Ketevan (ქეთევანი; 1648 – 16 April 1719) was a princess (batonishvili) of the royal house of Kakheti, a kingdom in eastern Georgia. She was a daughter of Prince David of Kakheti and, by virtue of her marriages to Bagrat IV and Archil II, a queen consort of Imereti, a kingdom in western Georgia (1660–1661, 1678–1679, 1690–1691, 1695–1696, and 1698), and of Kakheti (1668–1675). In 1684 she accompanied her husband Archil in exile in Russia, where she was known as Tsaritsa Catherine of Imereti (Екатерина Давыдовна Имеретинская, Ekaterina Davydovna Imeretinskaya). She died in Moscow at the age of 71.

== Early life and first marriage ==
Ketevan was a daughter of Prince David of Kakheti and his wife, Helen Diasamidze. She was a granddaughter of King Teimuraz I of Kakheti on her father's side and grandniece of the catholicos of the Georgian Orthodox Church Eudemus I on her mother's side. Her father was killed in a battle with the Persians and their loyal Georgian nobles the same year she was born. Ketevan was reared by her aunt, Darejan, a consort of King Alexander III of Imereti. After Alexander's death on 1 March 1660, Darejan made all efforts to bring his heir and her step-son Bagrat V under her influence, marrying him to her niece Ketevan three days after Alexander's funeral. With Darejan unwilling to give up power, the tensions rose in the royal family. The queen dowager persuaded Bagrat to divorce Ketevan and suggested to the king that he should now marry her. As Bagrat rejected the offer, he was captured and blinded on Darejan's order. Darejan then married a local nobleman, Vakhtang Tchuchunaishvili, and made him king. The coup inaugurated nearly a century of anarchy in Imereti, which left the country in ruins.

== Second and third marriages ==
In 1661, Darejan, beleaguered by enemies from all sides, appealed to Vakhtang V, King of Kartli, for help, offering her niece Ketevan for Vakhtang V's son Archil, and her throne to Vakhtang himself. The deal did not materialize and Darejan, her husband Vakhtang, and Ketevan found themselves in captivity of the Ottoman pasha of Childir in Oltu. When in 1663 Archil, son of Vakhtang V, was deposed in Imereti and sent to Persia for confirmation as king of Kakheti, he decided to marry Ketevan in order to assert his claim to Imereti. Vakhtang V paid 20,000 silver kuruş to ransom Ketevan from the pasha. Archil, then king of Kakheti, wed Ketavan in Tbilisi on 22 March 1668. In 1675, Archil, at odds with the Persian grand vizier Shaykh Ali Khan Zanganeh, left Kakheti and launched a series of attempts to establish himself in Imereti. By 1699, Archil gave up all hopes of reclaiming Imereti and finally settled down in Russia, whose government had first granted him and his family asylum in 1686.

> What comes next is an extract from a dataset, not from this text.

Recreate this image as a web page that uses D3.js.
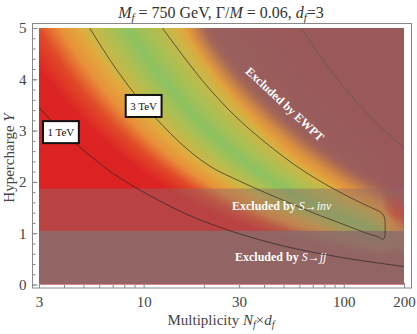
<!DOCTYPE html>
<html><head><meta charset="utf-8">
<script src="https://cdn.jsdelivr.net/npm/d3@7"></script>
<style>
body{margin:0;background:#fff;}
text{font-family:"Liberation Serif","Times New Roman",serif;}
</style></head><body>
<svg id="chart" width="417" height="334"></svg>
<script>
// ticks
const xTicks = [3, 10, 30, 100, 200];
const xMinor = [4, 5, 6, 7, 8, 9, 20, 40, 50, 60, 70, 80, 90];
const yTicks = [0, 1, 2, 3, 4, 5];
const yMinor = d3.range(0, 5.01, 0.2);

// colour field: mass scale across the diagonal s = log10(N) + 1.83 log10(Y)
const profileS = [1.0, 1.46, 1.62, 1.75, 1.86, 1.95, 2.0, 2.2, 2.42, 2.5, 2.65, 3.07, 3.5];
const profileV = [0.5, 1.0, 1.3, 1.7, 2.2, 2.6, 2.9, 3.5, 2.9, 2.4, 2.2, 1.0, 0.5];
// drop of the scale at large multiplicity
const cutN = [3, 140, 155, 165, 180, 200];
const cutF = [1, 1, 0.95, 0.82, 0.72, 0.68];
const levelV = [0.5, 1.3, 1.7, 2.2, 2.6, 2.9, 3.2, 3.5];
const levelColor = ['#dc2222', '#dc2424', '#e04a28', '#e8903a', '#e2a83e', '#cdb646', '#acbf52', '#8cc262'];

// contours, [N, Y]
const contour1TeV = [[3, 3.45], [4, 2.95], [5, 2.62], [7, 2.17], [10, 1.8], [15, 1.44], [20, 1.23], [30, 0.99], [50, 0.75], [100, 0.52], [200, 0.35]];
const contour3TeV = [[5.37, 5], [7, 4.3], [9, 3.72], [11.7, 3.21], [16.5, 2.64], [22, 2.28], [30, 2.02], [40, 1.8], [50, 1.64], [70, 1.4], [100, 1.17], [130, 1.0], [150, 0.92], [157, 0.88], [160, 0.92], [161, 1.1], [160, 1.3], [156, 1.38], [153, 1.41], [130, 1.54], [100, 1.76], [70, 2.1], [50, 2.49], [30, 3.21], [20, 3.94], [12.4, 5]];
const contourFar = [[61, 5], [80, 4.35], [100, 3.85], [130, 3.35], [160, 3.0], [200, 2.67]];
const ewptEdge = [[18.6, 6], [18.6, 5], [22, 4.5], [31.5, 3.75], [52, 2.95], [83, 2.35], [125, 1.9], [165, 1.68], [205, 1.55], [260, 1.42], [260, 6]];
const invBand = [1.05, 1.87];
const jjBand = [0, 1.05];
const contourLabels = [{text: '1 TeV', n: 3.86, y: 2.97}, {text: '3 TeV', n: 10, y: 3.48}];

const svg = d3.select('#chart');
const x = d3.scaleLog().domain([3, 200]).range([39, 404]);
const y = d3.scaleLinear().domain([0, 5]).range([284.5, 28]);
const x0 = x.range()[0], x1 = x.range()[1], y0 = y.range()[1], y1 = y.range()[0];

const sToV = d3.scaleLinear().domain(profileS).range(profileV).clamp(true);
const cut = d3.scaleLinear().domain(cutN).range(cutF).clamp(true);
const vToColor = d3.scaleLinear().domain(levelV).range(levelColor).clamp(true);

// raster of the field
const W = Math.round(x1 - x0), H = Math.round(y1 - y0);
const canvas = document.createElement('canvas');
canvas.width = W; canvas.height = H;
const ctx = canvas.getContext('2d');
const img = ctx.createImageData(W, H);
for (let j = 0; j < H; j++) {
  const Y = Math.max(y.invert(y0 + j + 0.5), 0.02);
  for (let i = 0; i < W; i++) {
    const N = x.invert(x0 + i + 0.5);
    const s = Math.log10(N) + 1.83 * Math.log10(Y);
    const c = d3.rgb(vToColor(sToV(s) * cut(N)));
    const k = 4 * (j * W + i);
    img.data[k] = c.r; img.data[k + 1] = c.g; img.data[k + 2] = c.b; img.data[k + 3] = 255;
  }
}
ctx.putImageData(img, 0, 0);

const defs = svg.append('defs');
defs.append('clipPath').attr('id', 'plotclip').append('rect')
  .attr('x', x0).attr('y', y0).attr('width', x1 - x0).attr('height', y1 - y0);
defs.append('filter').attr('id', 'soft').attr('x', '-20%').attr('y', '-20%').attr('width', '140%').attr('height', '140%')
  .append('feGaussianBlur').attr('stdDeviation', 7);

const plot = svg.append('g').attr('clip-path', 'url(#plotclip)');
plot.append('image').attr('x', x0).attr('y', y0).attr('width', W).attr('height', H)
  .attr('preserveAspectRatio', 'none').attr('href', canvas.toDataURL());

const line = d3.line().x(d => x(d[0])).y(d => y(d[1])).curve(d3.curveCatmullRom);

// EWPT exclusion with soft edge
plot.append('path')
  .attr('d', line(ewptEdge) + 'Z')
  .attr('fill', '#965c5e').attr('fill-opacity', 0.95).attr('filter', 'url(#soft)');

// bands
plot.append('rect').attr('x', x0).attr('width', x1 - x0)
  .attr('y', y(invBand[1])).attr('height', y(invBand[0]) - y(invBand[1]))
  .attr('fill', '#8f6b6b').attr('fill-opacity', 0.45);
plot.append('rect').attr('x', x0).attr('width', x1 - x0)
  .attr('y', y(jjBand[1])).attr('height', y(jjBand[0]) - y(jjBand[1]))
  .attr('fill', '#8a6b6b').attr('fill-opacity', 0.9);

// contours
plot.append('path').attr('d', line(contour1TeV)).attr('fill', 'none').attr('stroke', '#222').attr('stroke-opacity', 0.65);
plot.append('path').attr('d', line(contour3TeV)).attr('fill', 'none').attr('stroke', '#222').attr('stroke-opacity', 0.65);
plot.append('path').attr('d', line(contourFar)).attr('fill', 'none').attr('stroke', '#665858').attr('stroke-opacity', 0.85);

// contour labels
contourLabels.forEach(function(d) {
  const g = svg.append('g').attr('transform', 'translate(' + x(d.n) + ',' + y(d.y) + ')');
  const r = g.append('rect');
  const t = g.append('text').attr('text-anchor', 'middle').attr('dy', '0.35em')
    .attr('font-size', 11).attr('fill', '#111').text(d.text);
  const w = t.node().getComputedTextLength() + 9;
  r.attr('x', -w / 2).attr('y', -11).attr('width', w).attr('height', 22)
    .attr('fill', '#fff').attr('stroke', '#111').attr('stroke-width', 2);
});

// region labels
svg.append('text').attr('transform', 'translate(285,104) rotate(43)')
  .attr('text-anchor', 'middle').attr('dy', '0.35em').attr('font-size', 12).attr('font-weight', 'bold')
  .attr('fill', '#fff').text('Excluded by EWPT');
const inv = svg.append('text').attr('x', 232).attr('y', 210).attr('font-size', 12).attr('fill', '#fff');
inv.append('tspan').attr('font-weight', 'bold').text('Excluded by ');
inv.append('tspan').attr('font-style', 'italic').text('S\u2192inv');
const jj = svg.append('text').attr('x', 235).attr('y', 261).attr('font-size', 12).attr('fill', '#fff');
jj.append('tspan').attr('font-weight', 'bold').text('Excluded by ');
jj.append('tspan').attr('font-style', 'italic').text('S\u2192jj');

// frame and axes
svg.append('rect').attr('x', 32.5).attr('y', 23.5).attr('width', 379).attr('height', 264.5)
  .attr('fill', 'none').attr('stroke', '#888');
const xa = svg.append('g').attr('transform', 'translate(0,288)')
  .call(d3.axisBottom(x).tickValues(xTicks).tickFormat(d3.format('d')).tickSizeInner(-5).tickSizeOuter(0).tickPadding(8));
const xm = svg.append('g').attr('transform', 'translate(0,288)')
  .call(d3.axisBottom(x).tickValues(xMinor).tickFormat('').tickSizeInner(-3).tickSizeOuter(0));
const ya = svg.append('g').attr('transform', 'translate(32.5,0)')
  .call(d3.axisLeft(y).tickValues(yTicks).tickFormat(d3.format('d')).tickSizeInner(-5).tickSizeOuter(0).tickPadding(6));
const ym = svg.append('g').attr('transform', 'translate(32.5,0)')
  .call(d3.axisLeft(y).tickValues(yMinor).tickFormat('').tickSizeInner(-3).tickSizeOuter(0));
[xa, xm, ya, ym].forEach(function(a) {
  a.select('.domain').remove();
  a.selectAll('line').attr('stroke', '#888');
  a.selectAll('text').attr('font-size', 15).attr('fill', '#444')
    .attr('font-family', '"Liberation Serif", serif');
});

// titles
const title = svg.append('text').attr('x', 221).attr('y', 18).attr('text-anchor', 'middle')
  .attr('font-size', 16).attr('fill', '#333');
title.append('tspan').attr('font-style', 'italic').text('M');
title.append('tspan').attr('font-style', 'italic').attr('font-size', 11).attr('dy', 3).text('f');
title.append('tspan').attr('dy', -3).text(' = 750 GeV, \u0393/');
title.append('tspan').attr('font-style', 'italic').text('M');
title.append('tspan').text(' = 0.06, ');
title.append('tspan').attr('font-style', 'italic').text('d');
title.append('tspan').attr('font-style', 'italic').attr('font-size', 11).attr('dy', 3).text('f');
title.append('tspan').attr('dy', -3).text('=3');

const xl = svg.append('text').attr('x', 221).attr('y', 325).attr('text-anchor', 'middle')
  .attr('font-size', 15).attr('fill', '#444');
xl.append('tspan').text('Multiplicity ');
xl.append('tspan').attr('font-style', 'italic').text('N');
xl.append('tspan').attr('font-style', 'italic').attr('font-size', 10).attr('dy', 3).text('f');
xl.append('tspan').attr('dy', -3).text('\u00d7');
xl.append('tspan').attr('font-style', 'italic').text('d');
xl.append('tspan').attr('font-style', 'italic').attr('font-size', 10).attr('dy', 3).text('f');

const yl = svg.append('text').attr('transform', 'translate(14,158) rotate(-90)').attr('text-anchor', 'middle')
  .attr('font-size', 15).attr('fill', '#444');
yl.append('tspan').text('Hypercharge ');
yl.append('tspan').attr('font-style', 'italic').text('Y');
</script>
</body></html>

== Later life and death ==
The couple's life in Russia was further marred in 1711 by the death of their last surviving son, Prince Alexander, who, a Russian artillery commander, had fallen in the hands of the victorious Swedes at Narva in 1700. On Archil's death in Moscow in 1713, with no surviving male children, Ketevan succeeded him as a steward of the estates granted upon the Georgian family by the Russian government, such as Vsekhsvyatskoye in the Moscow Governorate and Lyskovo in the Nizhny Novgorod Governorate. She died in Moscow on 16 April 1719 and was buried weeks later, due to a stormy flood, on 5 May 1719 at the Donskoy Monastery, alongside her husband. Archil's estates would pass, in 1724, to the family of his relative and yet another Georgian exile, Vakhtang VI.

== Children ==
Ketevan had children only by her marriage to Archil. These were one daughter and three sons:
- Princess Darejan, known in Russia as Darya Archilovna (1669 – 1740); she died unmarried and was buried at the Donskoy Monastery.
- Prince Alexander, known in Russia as Aleksandr Archilovich (1674 – 20 February 1711), a Russian army artillery commander under Peter the Great. He was married, with one daughter.
- Prince Mamuka, known in Russia as Matfey Archilovich (1676 – 23 March 1693); he died unmarried and was buried at the Donskoy Monastery.
- Prince David, known in Russia as David Archilovich (2 July 1682 – 24 October 1688); he died unmarried, buried at the Novodevichy Convent, and reburied in 1711 at the Donskoy Monastery.